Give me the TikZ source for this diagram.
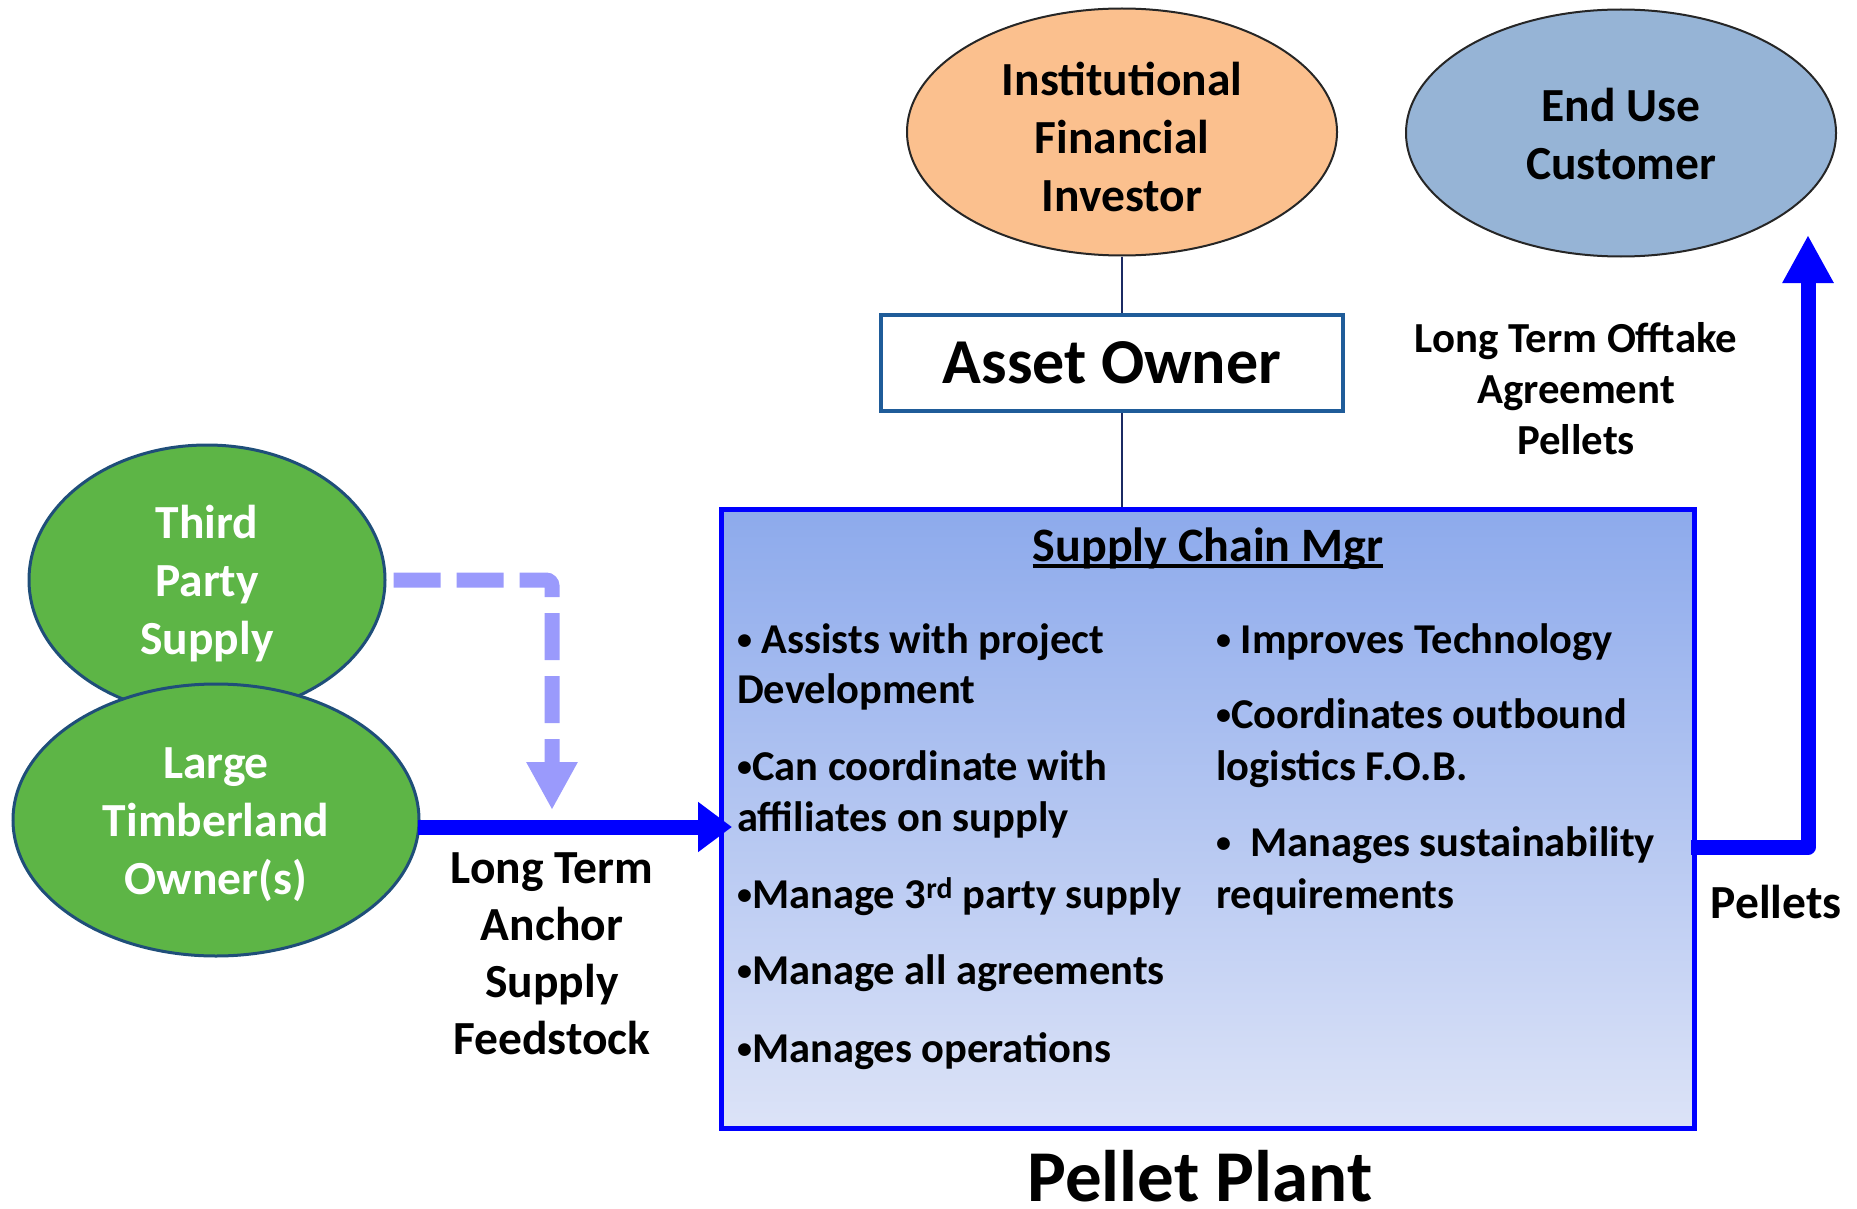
\documentclass[tikz,border=0pt]{standalone}
\usepackage{fontspec}
\setmainfont{Carlito}
\usetikzlibrary{shapes.geometric,arrows.meta}
\definecolor{peach}{HTML}{FBC08E}
\definecolor{skyb}{HTML}{96B4D6}
\definecolor{leaf}{HTML}{5DB546}
\definecolor{navy}{HTML}{1F4E79}
\definecolor{linknavy}{HTML}{1B2A63}
\definecolor{boxblue}{HTML}{1F5C99}
\definecolor{dashblue}{HTML}{9A9AFC}
\definecolor{plantTop}{HTML}{8DAAEC}
\definecolor{plantBot}{HTML}{DCE3F7}
\newcommand\mybul{{\fontsize{30}{30}\selectfont\raisebox{3.5pt}{•}}}
\begin{document}
\begin{tikzpicture}[x=1pt,y=-1pt,
  oval/.style={ellipse, inner sep=0pt},
  etxt/.style={inner sep=0pt, align=center, font=\bfseries\fontsize{47.5}{58}\selectfont},
  otxt/.style={inner sep=0pt, align=center, font=\bfseries\fontsize{42.8}{51}\selectfont},
  btxt/.style={inner sep=0pt, anchor=base west, font=\bfseries\fontsize{42.5}{51}\selectfont},
  bigarrow/.style={blue, line width=15pt},
  tip/.style={-{Triangle[width=48pt,length=48pt]}}
]
\useasboundingbox (0,0) rectangle (1857,1209);

% ellipses
\node[oval, fill=peach, draw=black!85, line width=2pt, minimum width=430pt, minimum height=247pt] (inst) at (1122,132) {};
\node[oval, fill=skyb, draw=black!85, line width=2pt, minimum width=430pt, minimum height=247pt] (enduse) at (1621,133) {};
\node[oval, fill=leaf, draw=navy, line width=3pt, minimum width=356pt, minimum height=270pt] (third) at (207,580) {};
\node[oval, fill=leaf, draw=navy, line width=3pt, minimum width=406pt, minimum height=272pt] (timber) at (216,820) {};

\node[etxt] (instT) at (1122,137) {Institutional\\Financial\\Investor};
\node[etxt] (endT) at (1621,134) {End Use\\Customer};
\node[etxt, text=white] (thirdT) at (207,583.5) {Third\\Party\\Supply};
\node[etxt, text=white] (timberT) at (216,825) {Large\\Timberland\\Owner(s)};

% asset owner
\node[draw=boxblue, fill=white, line width=4pt, minimum width=462pt, minimum height=96pt, inner sep=0pt,
  font=\bfseries\fontsize{64}{77}\selectfont] (asset) at (1112,363) {Asset Owner};

% pellet plant box
\node[draw=blue, line width=5pt, top color=plantTop, bottom color=plantBot, minimum width=973pt,
  minimum height=619pt, inner sep=0pt] (plant) at (1208,819) {};

\draw[linknavy, line width=2.5pt] (inst.south) -- (inst.south |- asset.north);
\draw[linknavy, line width=2.5pt] (inst.south |- asset.south) -- (inst.south |- plant.north);

\node[inner sep=0pt, anchor=base, font=\bfseries\fontsize{48}{58}\selectfont] (scm) at (1208,561) {Supply Chain Mgr};
\draw[line width=3.5pt] ([yshift=-5pt]scm.base west) -- ([yshift=-5pt]scm.base east);

% left column bullets
\node[btxt] (l1) at (737,653) {\mybul{} Assists with project};
\node[btxt] (l2) at (737,703) {Development};
\node[btxt] (l3) at (737,780) {\mybul{}Can coordinate with};
\node[btxt] (l4) at (737,831) {affiliates on supply};
\node[btxt] (l5) at (737,908) {\mybul{}Manage 3\textsuperscript{rd} party supply};
\node[btxt] (l6) at (737,984) {\mybul{}Manage all agreements};
\node[btxt] (l7) at (737,1062) {\mybul{}Manages operations};
% right column bullets
\node[btxt] (r1) at (1216,653) {\mybul{} Improves Technology};
\node[btxt] (r2) at (1216,728) {\mybul{}Coordinates outbound};
\node[btxt] (r3) at (1216,780) {logistics F.O.B.};
\node[btxt] (r4) at (1216,856) {\mybul{}\ \ Manages sustainability};
\node[btxt] (r5) at (1216,908) {requirements};

\node[inner sep=0pt, font=\bfseries\fontsize{73}{88}\selectfont] (ppT) at (1200,1176) {Pellet Plant};

% labels
\node[etxt, font=\bfseries\fontsize{47.5}{57}\selectfont] (anchorT) at (552,954) {Long Term\\Anchor\\Supply\\Feedstock};
\node[otxt] (offT) at (1576,389) {Long Term Offtake\\Agreement\\Pellets};
\node[etxt] (pelT) at (1776,902) {Pellets};

% dashed third-party arrow
\coordinate (dcorner) at (552,580);
\coordinate (dtip) at (552,810);
\draw[dashblue, line width=15pt, dash pattern=on 47pt off 16pt, rounded corners=6pt, tip]
  ([xshift=7pt]third.east) -- (dcorner) -- (dtip);

% solid anchor supply arrow
\coordinate (a1) at ([yshift=-7pt]timber.east);
\coordinate (a1end) at ([xshift=13pt]plant.west);
\draw[bigarrow, -{Triangle[width=48pt,length=34pt]}] ([xshift=-3pt]a1) -- (a1end |- a1);

% pellets arrow
\coordinate (p0) at ([yshift=-28pt,xshift=-6pt]plant.east);
\coordinate (pc) at (1808,847);
\coordinate (ptip) at (1808,235);
\draw[bigarrow, line join=round, tip] (p0) -- (pc) -- (ptip);
\end{tikzpicture}
\end{document}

*What to do*.
Copy out every line of the material above exactly, skipping the pictures.

*Answer to the task*.
Give me the TikZ source for this diagram.
\documentclass[tikz,border=0pt]{standalone}
\usepackage{fontspec}
\setmainfont{Carlito}
\usetikzlibrary{shapes.geometric,arrows.meta}
\definecolor{peach}{HTML}{FBC08E}
\definecolor{skyb}{HTML}{96B4D6}
\definecolor{leaf}{HTML}{5DB546}
\definecolor{navy}{HTML}{1F4E79}
\definecolor{linknavy}{HTML}{1B2A63}
\definecolor{boxblue}{HTML}{1F5C99}
\definecolor{dashblue}{HTML}{9A9AFC}
\definecolor{plantTop}{HTML}{8DAAEC}
\definecolor{plantBot}{HTML}{DCE3F7}
\newcommand\mybul{{\fontsize{30}{30}\selectfont\raisebox{3.5pt}{•}}}
\begin{document}
\begin{tikzpicture}[x=1pt,y=-1pt,
  oval/.style={ellipse, inner sep=0pt},
  etxt/.style={inner sep=0pt, align=center, font=\bfseries\fontsize{47.5}{58}\selectfont},
  otxt/.style={inner sep=0pt, align=center, font=\bfseries\fontsize{42.8}{51}\selectfont},
  btxt/.style={inner sep=0pt, anchor=base west, font=\bfseries\fontsize{42.5}{51}\selectfont},
  bigarrow/.style={blue, line width=15pt},
  tip/.style={-{Triangle[width=48pt,length=48pt]}}
]
\useasboundingbox (0,0) rectangle (1857,1209);

% ellipses
\node[oval, fill=peach, draw=black!85, line width=2pt, minimum width=430pt, minimum height=247pt] (inst) at (1122,132) {};
\node[oval, fill=skyb, draw=black!85, line width=2pt, minimum width=430pt, minimum height=247pt] (enduse) at (1621,133) {};
\node[oval, fill=leaf, draw=navy, line width=3pt, minimum width=356pt, minimum height=270pt] (third) at (207,580) {};
\node[oval, fill=leaf, draw=navy, line width=3pt, minimum width=406pt, minimum height=272pt] (timber) at (216,820) {};

\node[etxt] (instT) at (1122,137) {Institutional\\Financial\\Investor};
\node[etxt] (endT) at (1621,134) {End Use\\Customer};
\node[etxt, text=white] (thirdT) at (207,583.5) {Third\\Party\\Supply};
\node[etxt, text=white] (timberT) at (216,825) {Large\\Timberland\\Owner(s)};

% asset owner
\node[draw=boxblue, fill=white, line width=4pt, minimum width=462pt, minimum height=96pt, inner sep=0pt,
  font=\bfseries\fontsize{64}{77}\selectfont] (asset) at (1112,363) {Asset Owner};

% pellet plant box
\node[draw=blue, line width=5pt, top color=plantTop, bottom color=plantBot, minimum width=973pt,
  minimum height=619pt, inner sep=0pt] (plant) at (1208,819) {};

\draw[linknavy, line width=2.5pt] (inst.south) -- (inst.south |- asset.north);
\draw[linknavy, line width=2.5pt] (inst.south |- asset.south) -- (inst.south |- plant.north);

\node[inner sep=0pt, anchor=base, font=\bfseries\fontsize{48}{58}\selectfont] (scm) at (1208,561) {Supply Chain Mgr};
\draw[line width=3.5pt] ([yshift=-5pt]scm.base west) -- ([yshift=-5pt]scm.base east);

% left column bullets
\node[btxt] (l1) at (737,653) {\mybul{} Assists with project};
\node[btxt] (l2) at (737,703) {Development};
\node[btxt] (l3) at (737,780) {\mybul{}Can coordinate with};
\node[btxt] (l4) at (737,831) {affiliates on supply};
\node[btxt] (l5) at (737,908) {\mybul{}Manage 3\textsuperscript{rd} party supply};
\node[btxt] (l6) at (737,984) {\mybul{}Manage all agreements};
\node[btxt] (l7) at (737,1062) {\mybul{}Manages operations};
% right column bullets
\node[btxt] (r1) at (1216,653) {\mybul{} Improves Technology};
\node[btxt] (r2) at (1216,728) {\mybul{}Coordinates outbound};
\node[btxt] (r3) at (1216,780) {logistics F.O.B.};
\node[btxt] (r4) at (1216,856) {\mybul{}\ \ Manages sustainability};
\node[btxt] (r5) at (1216,908) {requirements};

\node[inner sep=0pt, font=\bfseries\fontsize{73}{88}\selectfont] (ppT) at (1200,1176) {Pellet Plant};

% labels
\node[etxt, font=\bfseries\fontsize{47.5}{57}\selectfont] (anchorT) at (552,954) {Long Term\\Anchor\\Supply\\Feedstock};
\node[otxt] (offT) at (1576,389) {Long Term Offtake\\Agreement\\Pellets};
\node[etxt] (pelT) at (1776,902) {Pellets};

% dashed third-party arrow
\coordinate (dcorner) at (552,580);
\coordinate (dtip) at (552,810);
\draw[dashblue, line width=15pt, dash pattern=on 47pt off 16pt, rounded corners=6pt, tip]
  ([xshift=7pt]third.east) -- (dcorner) -- (dtip);

% solid anchor supply arrow
\coordinate (a1) at ([yshift=-7pt]timber.east);
\coordinate (a1end) at ([xshift=13pt]plant.west);
\draw[bigarrow, -{Triangle[width=48pt,length=34pt]}] ([xshift=-3pt]a1) -- (a1end |- a1);

% pellets arrow
\coordinate (p0) at ([yshift=-28pt,xshift=-6pt]plant.east);
\coordinate (pc) at (1808,847);
\coordinate (ptip) at (1808,235);
\draw[bigarrow, line join=round, tip] (p0) -- (pc) -- (ptip);
\end{tikzpicture}
\end{document}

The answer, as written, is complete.